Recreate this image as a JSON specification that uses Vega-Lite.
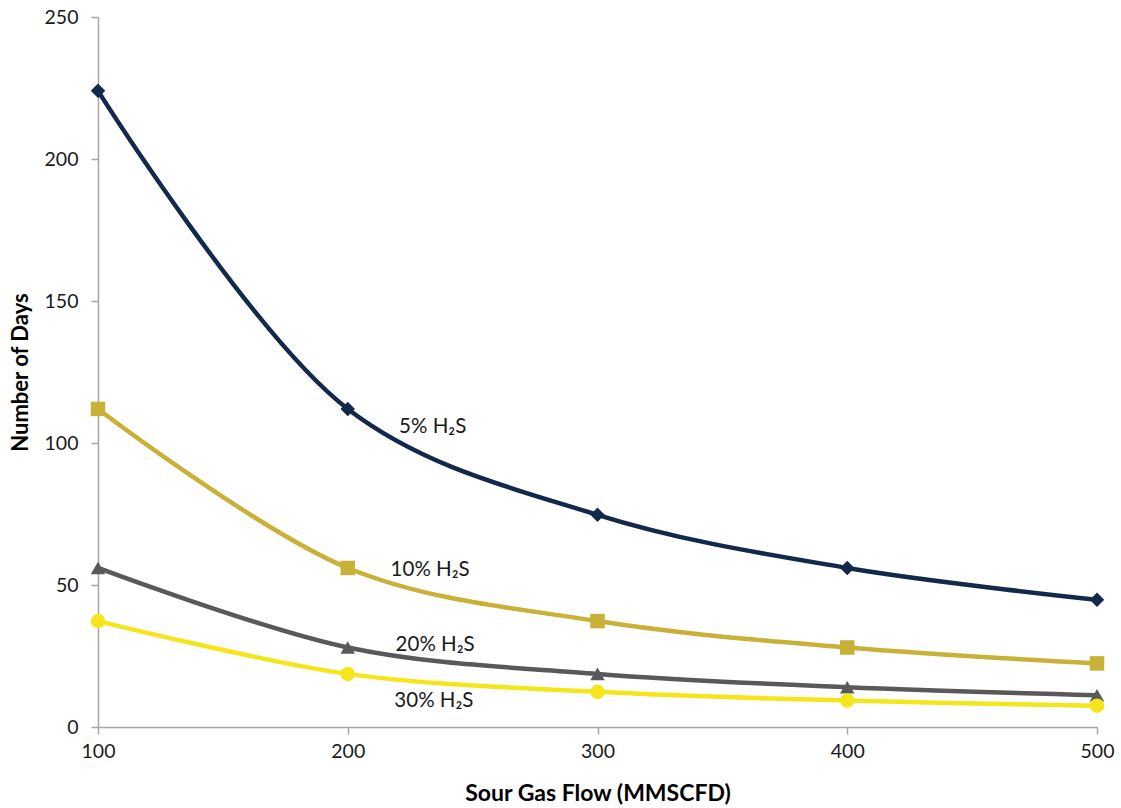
{
  "$schema": "https://vega.github.io/schema/vega-lite/v6.json",
  "width": 999,
  "height": 710,
  "autosize": {"type": "none"},
  "padding": {"left": 98, "top": 17, "right": 24, "bottom": 81},
  "background": "white",
  "config": {
    "view": {"stroke": null},
    "font": "Lato"
  },
  "datasets": {
    "series": [
      {"flow": 100, "days": 224, "series": "5% H2S"},
      {"flow": 200, "days": 112, "series": "5% H2S"},
      {"flow": 300, "days": 74.7, "series": "5% H2S"},
      {"flow": 400, "days": 56, "series": "5% H2S"},
      {"flow": 500, "days": 44.8, "series": "5% H2S"},
      {"flow": 100, "days": 112, "series": "10% H2S"},
      {"flow": 200, "days": 56, "series": "10% H2S"},
      {"flow": 300, "days": 37.3, "series": "10% H2S"},
      {"flow": 400, "days": 28, "series": "10% H2S"},
      {"flow": 500, "days": 22.4, "series": "10% H2S"},
      {"flow": 100, "days": 56, "series": "20% H2S"},
      {"flow": 200, "days": 28, "series": "20% H2S"},
      {"flow": 300, "days": 18.7, "series": "20% H2S"},
      {"flow": 400, "days": 14, "series": "20% H2S"},
      {"flow": 500, "days": 11.2, "series": "20% H2S"},
      {"flow": 100, "days": 37.3, "series": "30% H2S"},
      {"flow": 200, "days": 18.7, "series": "30% H2S"},
      {"flow": 300, "days": 12.4, "series": "30% H2S"},
      {"flow": 400, "days": 9.3, "series": "30% H2S"},
      {"flow": 500, "days": 7.5, "series": "30% H2S"}
    ],
    "labels": [
      {"flow": 234, "days": 105.6, "label": "5% H₂S"},
      {"flow": 233, "days": 55.3, "label": "10% H₂S"},
      {"flow": 235, "days": 28.9, "label": "20% H₂S"},
      {"flow": 234.5, "days": 9.2, "label": "30% H₂S"}
    ]
  },
  "encoding": {
    "x": {
      "field": "flow", "type": "quantitative",
      "scale": {"domain": [100, 500], "nice": false},
      "axis": {
        "title": "Sour Gas Flow (MMSCFD)",
        "values": [100, 200, 300, 400, 500],
        "grid": false,
        "labelFlush": false,
        "domainColor": "#a6a6a6", "domainWidth": 1.5,
        "tickColor": "#a6a6a6", "tickSize": 7, "tickWidth": 1.5,
        "labelFontSize": 19.5, "labelColor": "#1a1a1a", "labelPadding": 8,
        "titleFontSize": 23, "titleFontWeight": "bold", "titleColor": "#000000",
        "titleBaseline": "middle", "titleY": 66
      }
    },
    "y": {
      "field": "days", "type": "quantitative",
      "scale": {"domain": [0, 250], "nice": false},
      "axis": {
        "title": "Number of Days",
        "values": [0, 50, 100, 150, 200, 250],
        "grid": false,
        "labelFlush": false,
        "domainColor": "#a6a6a6", "domainWidth": 1.5,
        "tickColor": "#a6a6a6", "tickSize": 7, "tickWidth": 1.5,
        "labelFontSize": 19.5, "labelColor": "#1a1a1a", "labelPadding": 13,
        "titleFontSize": 22, "titleFontWeight": "bold", "titleColor": "#000000",
        "titleBaseline": "middle", "titleX": -78
      }
    }
  },
  "layer": [
    {
      "data": {"name": "series"},
      "mark": {"type": "line", "interpolate": "catmull-rom", "strokeWidth": 4.5},
      "encoding": {
        "color": {
          "field": "series", "type": "nominal",
          "scale": {"domain": ["5% H2S", "10% H2S", "20% H2S", "30% H2S"], "range": ["#13294b", "#c9b037", "#595959", "#f5e51b"]},
          "legend": null
        },
        "detail": {"field": "series"}
      }
    },
    {
      "data": {"name": "series"},
      "mark": {"type": "point", "filled": true, "opacity": 1, "size": 210},
      "encoding": {
        "color": {
          "field": "series", "type": "nominal",
          "scale": {"domain": ["5% H2S", "10% H2S", "20% H2S", "30% H2S"], "range": ["#13294b", "#c9b037", "#595959", "#f5e51b"]},
          "legend": null
        },
        "shape": {
          "field": "series", "type": "nominal",
          "scale": {"domain": ["5% H2S", "10% H2S", "20% H2S", "30% H2S"], "range": ["diamond", "square", "triangle-up", "circle"]},
          "legend": null
        }
      }
    },
    {
      "data": {"name": "labels"},
      "mark": {"type": "text", "fontSize": 20.5, "color": "#1a1a1a", "align": "center", "baseline": "middle"},
      "encoding": {
        "text": {"field": "label"}
      }
    }
  ]
}
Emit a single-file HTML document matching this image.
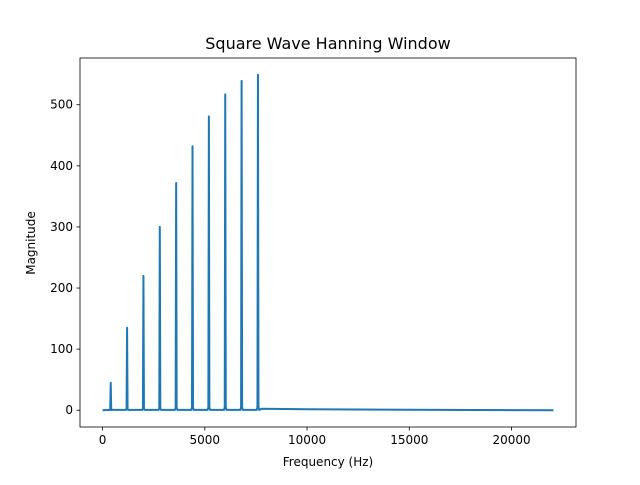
<!DOCTYPE html>
<html><head><meta charset="utf-8"><style>
body{margin:0;background:#fff;font-family:"Liberation Sans","DejaVu Sans",sans-serif}
svg text{font-family:"DejaVu Sans","Liberation Sans",sans-serif}
</style></head><body>
<svg id="c" width="640" height="480" xmlns="http://www.w3.org/2000/svg">
<rect width="640" height="480" fill="#fff"/>
<text x="328" y="49" font-size="16" text-anchor="middle">Square Wave Hanning Window</text>
<g id="plot"></g>
<rect x="80" y="58" width="496" height="369" fill="none" stroke="#000" stroke-width="0.8"/>
<text x="328" y="466" font-size="12" text-anchor="middle">Frequency (Hz)</text>
<text transform="translate(35,243) rotate(-90)" font-size="12" text-anchor="middle">Magnitude</text>
</svg>
<script>
const peakFreqs=[400,1200,2000,2800,3600,4400,5200,6000,6800,7600];
const peakMags=[45,135,220,300,372,432,481,517,539,549];
const tailFreqs=[7800,10000,15000,22050];
const tailMags=[2.5,1.5,0.8,0];
const xTicks=[0,5000,10000,15000,20000];
const yTicks=[0,100,200,300,400,500];
const X0=80,X1=576,Y0=427,Y1=58,xmin=-1102,xmax=23152,ymin=-27.45,ymax=576.5;
const sx=v=>X0+(v-xmin)/(xmax-xmin)*(X1-X0);
const sy=v=>Y0-(v-ymin)/(ymax-ymin)*(Y0-Y1);
const ns="http://www.w3.org/2000/svg",g=document.getElementById('plot');
function mk(t,a){const e=document.createElementNS(ns,t);for(const k in a)e.setAttribute(k,a[k]);g.appendChild(e);return e;}
xTicks.forEach(v=>{
const l=mk('line',{x1:sx(v),x2:sx(v),y1:Y0,y2:Y0+3.5,stroke:'#000','stroke-width':0.8});


const t=mk('text',{x:sx(v),y:Y0+17,'font-size':12,'text-anchor':'middle'});t.textContent=v;


});
yTicks.forEach(v=>{
const l=mk('line',{x1:X0-3.5,x2:X0,y1:sy(v),y2:sy(v),stroke:'#000','stroke-width':0.8});


const t=mk('text',{x:X0-7,y:sy(v)+4,'font-size':12,'text-anchor':'end'});t.textContent=v;


});
let d='M'+sx(0)+','+sy(0);
peakFreqs.forEach((f,i)=>{
d+=' L'+sx(f-60)+','+sy(0.5)+' L'+sx(f-25)+','+sy(peakMags[i]*0.01)+' L'+sx(f)+','+sy(peakMags[i])+' L'+sx(f+25)+','+sy(peakMags[i]*0.01)+' L'+sx(f+60)+','+sy(0.5);
});
tailFreqs.forEach((f,i)=>{d+=' L'+sx(f)+','+sy(tailMags[i]);});
const p=mk('path',{d:d,fill:'none',stroke:'#1f77b4','stroke-width':2,'stroke-linejoin':'round'});


</script>
</body></html>
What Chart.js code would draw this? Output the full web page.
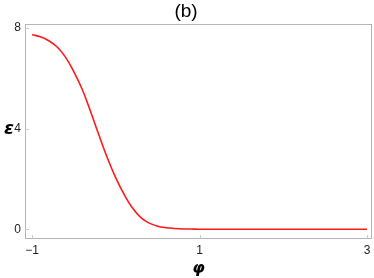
<!DOCTYPE html>
<html>
<head>
<meta charset="utf-8">
<script src="https://cdn.jsdelivr.net/npm/chart.js@4"></script>
<style>
html,body{margin:0;padding:0;background:#fff;}
#wrap{width:374px;height:278px;}
</style>
</head>
<body>
<div id="wrap"><canvas id="c" width="374" height="278"></canvas></div>
<script>
const phi = [-1.0,-0.9,-0.8,-0.7,-0.6,-0.5,-0.4,-0.3,-0.2,-0.1,0.0,0.1,0.2,0.3,0.4,0.5,0.6,0.7,0.8,0.9,1.0,1.5,2.0,2.5,3.0];
const eps = [7.73,7.65,7.49,7.24,6.84,6.25,5.55,4.67,3.73,2.83,2.04,1.38,0.84,0.46,0.24,0.12,0.06,0.03,0.01,0.005,0,0,0,0,0];
const xTicks = [-1,1,3];
const yTicks = [0,4,8];
const titleText = '(b)';
const xTitle = 'φ';
const yTitle = 'ε';

const points = phi.map((x,i)=>({x:x,y:eps[i]}));
const frameColor = '#b4b4b4';

const framePlugin = {
  id:'frame',
  afterDraw(chart){
    const {ctx, chartArea:a, scales} = chart;
    ctx.save();
    ctx.strokeStyle = frameColor;
    ctx.lineWidth = 1;
    ctx.strokeRect(Math.round(a.left)+0.5, Math.round(a.top)+0.5, Math.round(a.right-a.left)-1, Math.round(a.bottom-a.top)-1);
    ctx.strokeStyle = '#c8c8c8';
    ctx.beginPath();
    xTicks.forEach(v=>{
      const px = Math.round(scales.x.getPixelForValue(v))+0.5;
      ctx.moveTo(px, a.bottom); ctx.lineTo(px, a.bottom-4);
    });
    yTicks.forEach(v=>{
      const py = Math.round(scales.y.getPixelForValue(v))+0.5;
      ctx.moveTo(a.left, py); ctx.lineTo(a.left+4, py);
    });
    ctx.stroke();
    ctx.fillStyle = '#000';
    ctx.font = 'italic bold 18px "DejaVu Sans", sans-serif';
    ctx.textAlign = 'center';
    ctx.textBaseline = 'middle';
    ctx.fillText(yTitle, 9, scales.y.getPixelForValue(4)+1);
    ctx.restore();
  }
};

new Chart(document.getElementById('c'), {
  type:'line',
  data:{datasets:[{
    data:points,
    borderColor:'#ff1a1a',
    borderWidth:1.6,
    pointRadius:0,
    fill:false,
    tension:0.4
  }]},
  options:{
    responsive:false,
    animation:false,
    events:[],
    layout:{padding:{top:0,right:2,left:0,bottom:0}},
    plugins:{
      legend:{display:false},
      tooltip:{enabled:false},
      title:{display:true,text:titleText,color:'#000',
        font:{family:'"Liberation Sans", Arial, sans-serif',size:19,weight:'normal',lineHeight:1.1},
        padding:{top:1,bottom:2}}
    },
    scales:{
      x:{type:'linear',min:-1.084,max:3.06,
        afterBuildTicks:s=>{s.ticks = xTicks.map(v=>({value:v}));},
        afterFit:s=>{s.height=39; s.paddingLeft=0; s.paddingRight=0;},
        grid:{display:false,drawTicks:false},
        border:{display:false},
        ticks:{padding:4,color:'#222',font:{family:'"Liberation Sans", Arial, sans-serif',size:12},
          callback:v=>String(v).replace('-','\u2212'), maxRotation:0, autoSkip:false},
        title:{display:true,text:xTitle,color:'#000',
          font:{family:'"DejaVu Sans", sans-serif',size:16,style:'italic',weight:'bold',lineHeight:1.2},
          padding:{top:0,bottom:0}}
      },
      y:{type:'linear',min:-0.39,max:8.16,
        afterBuildTicks:s=>{s.ticks = yTicks.map(v=>({value:v}));},
        afterFit:s=>{s.width=25; s.paddingTop=0; s.paddingBottom=0;},
        grid:{display:false,drawTicks:false},
        border:{display:false},
        ticks:{padding:4,color:'#222',font:{family:'"Liberation Sans", Arial, sans-serif',size:12},autoSkip:false}
      }
    }
  },
  plugins:[framePlugin]
});
</script>
</body>
</html>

# Task to complete:
Only the lines from the one with "What Chart.js code" through the one with "const frameColor = '#b4b4b4';", both included, go in the copy, exactly as written. Leave the pictures behind.

# Correct answer:
What Chart.js code would draw this? Output the full web page.
<!DOCTYPE html>
<html>
<head>
<meta charset="utf-8">
<script src="https://cdn.jsdelivr.net/npm/chart.js@4"></script>
<style>
html,body{margin:0;padding:0;background:#fff;}
#wrap{width:374px;height:278px;}
</style>
</head>
<body>
<div id="wrap"><canvas id="c" width="374" height="278"></canvas></div>
<script>
const phi = [-1.0,-0.9,-0.8,-0.7,-0.6,-0.5,-0.4,-0.3,-0.2,-0.1,0.0,0.1,0.2,0.3,0.4,0.5,0.6,0.7,0.8,0.9,1.0,1.5,2.0,2.5,3.0];
const eps = [7.73,7.65,7.49,7.24,6.84,6.25,5.55,4.67,3.73,2.83,2.04,1.38,0.84,0.46,0.24,0.12,0.06,0.03,0.01,0.005,0,0,0,0,0];
const xTicks = [-1,1,3];
const yTicks = [0,4,8];
const titleText = '(b)';
const xTitle = 'φ';
const yTitle = 'ε';

const points = phi.map((x,i)=>({x:x,y:eps[i]}));
const frameColor = '#b4b4b4';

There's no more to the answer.